Investigating the Impact of Tournament Length and Surface Type on Win Percentages in Professional Tennis

Visualizations
Distribution
Interpretation
Describing distribution shapes and interpreting visualizations or Men’s Professional Tennis data.
Authors
Affiliation

Eric Seltzer

St. Lawrence University

Ivan Ramler

St. Lawrence University

Published

June 24, 2024

Module

Please note that these material have not yet completed the required pedagogical and industry peer-reviews to become a published module on the SCORE Network. However, instructors are still welcome to use these materials if they are so inclined.

Introduction

In professional tennis, there are four tiers of events, Grand Slams, Masters 1000, ATP 500 and ATP 250. Players receive the most points in their Association of Tennis Professionals ATP rankings for winning a Grand Slam, and the least from winning an ATP 250 tournament. There are four Grand Slams throughout the year, the Australian Open (Hard surface), Roland Garros (Clay surface), Wimbledon (Grass surface), and the U.S. Open (Hard surface). This leads to more competitive players wanting to play in the Grand Slams. In the ATP, Grand Slam tournaments are played in a best of five format, and non-Grand Slam tournaments in a best of three.

In Tennis, there are three different types of surfaces that are played on. The options are Grass, Hard, and Clay. The surfaces are important to keep track of as the speed of tennis changes, e.g., clay generally slows the ball down whereas grass speeds it up. Individual players perform better on certain surfaces and may favor playing on their preferred surface.
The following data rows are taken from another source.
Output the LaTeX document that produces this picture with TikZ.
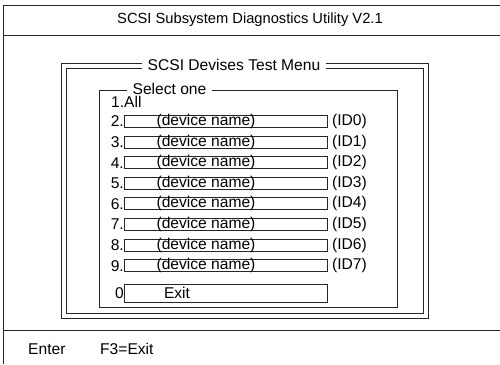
\documentclass[tikz,border=0pt]{standalone}
\usepackage{fontspec}
\setmainfont{Liberation Sans}
\begin{document}
\begin{tikzpicture}[x=1pt,y=-1pt,
  ln/.style={draw=black!85,line width=0.9pt},
  txt/.style={font=\fontsize{15.6}{17}\selectfont,inner sep=0pt},
  devbox/.style={ln,minimum width=203pt,minimum height=12pt,inner sep=0pt},
  ttl/.style={txt,fill=white,inner xsep=6pt,inner ysep=2pt}]
\useasboundingbox (0,0) rectangle (500,364);
% outer screen frame
\coordinate (tl) at (3,5);
\coordinate (tr) at (500,5);
\coordinate (bl) at (3,364);
\coordinate (h1l) at (3,35);
\coordinate (h1r) at (500,35);
\coordinate (h2l) at (3,330);
\coordinate (h2r) at (500,330);
\draw[ln] (tr) -- (tl) -- (bl);
\draw[ln] (h1l) -- (h1r);
\draw[ln] (h2l) -- (h2r);
\node[txt,font=\fontsize{14.7}{16}\selectfont] (title) at (250,20) {SCSI Subsystem Diagnostics Utility V2.1};
% menu double frame
\draw[ln] (61,63) rectangle (428,318);
\draw[ln] (66,68) rectangle (423,313);
\node[ttl] (menu) at (234,65) {SCSI Devises Test Menu};
% select frame
\draw[ln] (99,90) rectangle (397,307);
\node[ttl] (sel) at (169.5,89) {Select one};
\node[txt,anchor=west] (n1) at (111,102) {1.All};
% device rows
\foreach \k/\id [count=\i from 0] in {2/0,3/1,4/2,5/3,6/4,7/5,8/6,9/7}{
  \node[devbox,anchor=west] (b\k) at (124,{121.5+\i*20.6}) {};
  \node[txt] (d\k) at ([xshift=82pt]b\k.west) {(device name)};
  \node[txt,anchor=east] (l\k) at (b\k.west) {\k.};
  \node[txt,anchor=west] (id\k) at ([xshift=4pt]b\k.east) {(ID\id)};
}
\node[devbox,anchor=west,minimum height=18pt] (b0) at (124,293) {};
\node[txt] (ex) at ([xshift=53pt]b0.west) {Exit};
\node[txt,anchor=east] (l0) at (b0.west) {0};
% bottom keys
\node[txt,anchor=west] (enter) at (28,349) {Enter};
\node[txt,anchor=west] (f3) at (100,349) {F3=Exit};
\end{tikzpicture}
\end{document}
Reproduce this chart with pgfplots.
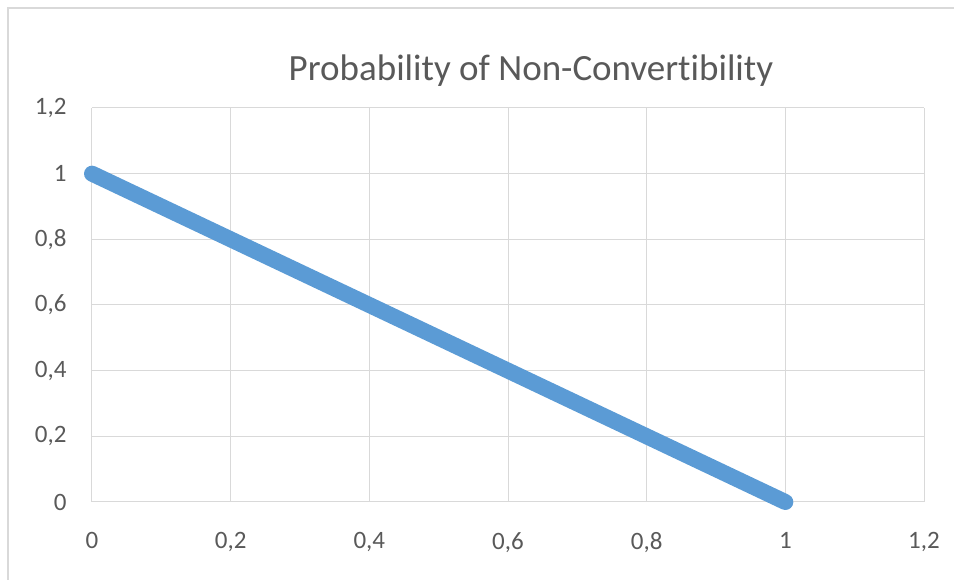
\documentclass[border=0pt]{standalone}
\usepackage{fontspec}
\setmainfont[Ligatures=NoCommon]{Carlito}
\usepackage{pgfplots}
\pgfplotsset{compat=1.18}
\definecolor{xlblue}{HTML}{5B9BD5}
\definecolor{xlgrid}{HTML}{D9D9D9}
\definecolor{xltext}{HTML}{595959}

\begin{document}
\begin{tikzpicture}[x=1pt,y=1pt]
\useasboundingbox (-92,-78) rectangle (862,502);
\draw[xlgrid, line width=1.2pt] (-84,-80) -- (-84,494) -- (864,494);
\node[text=xltext, font=\fontsize{37}{44}\selectfont] at (439,431) {Probability of Non-Convertibility};
\begin{axis}[
    at={(0,0)}, anchor=origin,
    scale only axis,
    width=832pt, height=394pt,
    xmin=0, xmax=1.2, ymin=0, ymax=1.2,
    xtick={0,0.2,0.4,0.6,0.8,1,1.2},
    ytick={0,0.2,0.4,0.6,0.8,1,1.2},
    axis line style={draw=none},
    major tick length=0pt,
    grid=major,
    grid style={xlgrid, line width=1pt},
    tick label style={text=xltext, font=\fontsize{25}{30}\selectfont},
    /pgf/number format/assume math mode=true,
    /pgf/number format/use comma,
    /pgf/number format/fixed,
    xticklabel style={yshift=-27pt},
    yticklabel style={xshift=-22pt},
    clip=false,
]
\addplot[xlblue, line width=16pt, line cap=round, line join=round] coordinates {
    (0,1) (0.2,0.8) (0.4,0.6) (0.6,0.4) (0.8,0.2) (1,0)
};
\end{axis}
\end{tikzpicture}
\end{document}
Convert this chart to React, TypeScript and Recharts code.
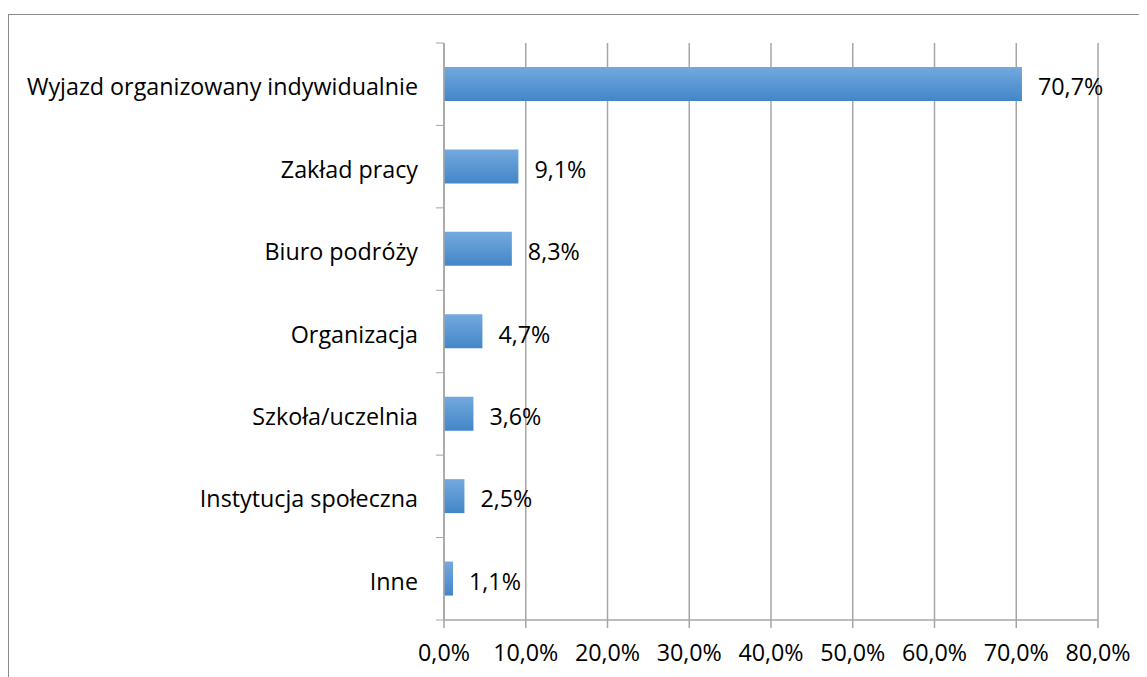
import { BarChart, Bar, XAxis, YAxis, CartesianGrid, LabelList } from "recharts";

const CATEGORIES = [
  "Wyjazd organizowany indywidualnie",
  "Zakład pracy",
  "Biuro podróży",
  "Organizacja",
  "Szkoła/uczelnia",
  "Instytucja społeczna",
  "Inne",
];
const VALUES = [70.7, 9.1, 8.3, 4.7, 3.6, 2.5, 1.1];
const X_TICKS = [0, 10, 20, 30, 40, 50, 60, 70, 80];

const FONT = "'Open Sans', Lato, sans-serif";
const SIZE = 23.3;
const GRID = "#a6a6a6";

const data = CATEGORIES.map((name, i) => ({ name, value: VALUES[i] }));

const fmt = (v: number) => `${v.toFixed(1).replace(".", ",")}%`;

// category label plus the short tick marks Excel draws between categories
function CategoryTick(props: any) {
  const { x, y, payload, index, visibleTicksCount } = props;
  const half = payload?.offset ?? 41;
  const lx = x + 18;
  const last = index === (visibleTicksCount ?? CATEGORIES.length) - 1;
  return (
    <g>
      <text
        x={x}
        y={y + 2}
        textAnchor="end"
        dominantBaseline="central"
        fontSize={SIZE}
        fontFamily={FONT}
        fill="#000"
      >
        {payload.value}
      </text>
      <line x1={lx} x2={lx + 8} y1={y - half} y2={y - half} stroke={GRID} />
      {last && <line x1={lx} x2={lx + 8} y1={y + half} y2={y + half} stroke={GRID} />}
    </g>
  );
}

export default function App() {
  return (
    <div
      style={{
        position: "relative",
        width: 1139,
        height: 669,
        overflow: "hidden",
        fontFamily: FONT,
      }}
    >
      <div
        style={{
          position: "absolute",
          left: 0,
          top: 6,
          width: 1200,
          height: 700,
          border: "1px solid #8c8c8c",
        }}
      />
      <div style={{ position: "absolute", left: 0, top: 0 }}>
        <BarChart
          width={1139}
          height={669}
          data={data}
          layout="vertical"
          margin={{ top: 35, right: 49, bottom: 11, left: 0 }}
        >
          <defs>
            <linearGradient id="barFill" x1="0" y1="0" x2="0" y2="1">
              <stop offset="0%" stopColor="#74a9de" />
              <stop offset="100%" stopColor="#4286c9" />
            </linearGradient>
          </defs>
          <CartesianGrid horizontal={false} stroke={GRID} strokeWidth={1.5} />
          <XAxis
            type="number"
            domain={[0, 80]}
            ticks={X_TICKS}
            tickFormatter={fmt}
            height={46}
            tickSize={8}
            tickMargin={16}
            stroke={GRID}
            strokeWidth={1.5}
            tick={{ fontSize: SIZE, fill: "#000", fontFamily: FONT }}
            interval={0}
          />
          <YAxis
            type="category"
            dataKey="name"
            width={436}
            tickSize={8}
            tickMargin={18}
            tickLine={false}
            stroke={GRID}
            strokeWidth={1.5}
            tick={<CategoryTick />}
            interval={0}
          />
          <Bar dataKey="value" fill="url(#barFill)" barSize={34} isAnimationActive={false}>
            <LabelList
              dataKey="value"
              position="right"
              offset={16}
              formatter={(v: any) => fmt(Number(v))}
              style={{ fontSize: SIZE, fill: "#000", fontFamily: FONT, transform: "translateY(3px)" }}
            />
          </Bar>
        </BarChart>
      </div>
    </div>
  );
}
This dataset contains information for each player on each surface. To be included in the data set, players must have played a minimum of 10 matches overall or 5 matches on a particular surface. This data was filtered so only players who have recorded data on all three surfaces are present. This data is available in the file atp_2023.csv located in Data section below.

By the end of this activity, you will be able to:

  1. Understand the shapes of distribution as well as terms used to describe distribution.

  2. Be able to discuss open ended questions regarding why distributions might differ

  3. Compare differences between two populations through visualizations.

Technology requirement: The activity handout will require nothing more than the handout and a writing utensil to complete.

  1. Knowledge of distribution types and terms that come along with it.

  2. Knowledge of interpreting visualizations and what they represent.

Data

There is one data set for this exercise. The data is made up of 5194 rows and 20 columns and is provided by Jeff Sackman on GitHub. Each row represents a match played between two players.

Download non tidy data: atp_2023

Tennis

Variable Descriptions
Variable Description
tourney_name The name of the tournament
GS Whether this tournament was a grand slam or not
surface The type of surface that was played on for this match
result Whether this player was a winner or not
player The name of the player
rank The ATP ranking of the player
hand The handedness of the player
height The height of the player (cm)
country The country the player is representing
age The age of the player
minutes How long the match was in minutes
numAces The number of aces
numDF The number of double faults
servePoints The number of serve points
first_serve_won The number of serve points won
second_serve_won The number of second serve points won
serve_games_won The number of serve games won
first_serve_in The number of first serves in
break_points_saved The number of break points saved
break_points_faced The number of break points faced

The two summarized datasets used in the handout can be downloaded here.

Grand Slam

Download Grand Slam vs Non-Grand Slam data: grand_slam_summarized.csv

Variable Descriptions
Variable Description
player The name of the player
best_of Non-Grand Slam (best of 3) or Grand Slam (best of 5)
winPct win percentage (recorded as a proportion)
matches number of matches played (used to calculate winPct)

Surface Type

Download Surface Type Win Percentage data: court_surface_summarized.csv

Variable Descriptions
Variable Description
player The name of the player
surface The type of surface that was played on for this match
winPct win percentage (recorded as a proportion)
matches number of matches played (used to calculate winPct)

Data Source

Jeff Sackman

Materials

Class Handout

Class Handout - Solutions

By the end of the activity students should be able to see how longer format tournaments increase the variability in win percentages - implying that the best-of-five used in Men’s Grand Slams favors the better player.

Further, they can see how looking at just the top players (or, more specifically, just the players that actively play in many matches) can give interesting displays of distributions for win percentages. (By excluding the lesser talented professionals that have low win rates, but aren’t included in the given data.)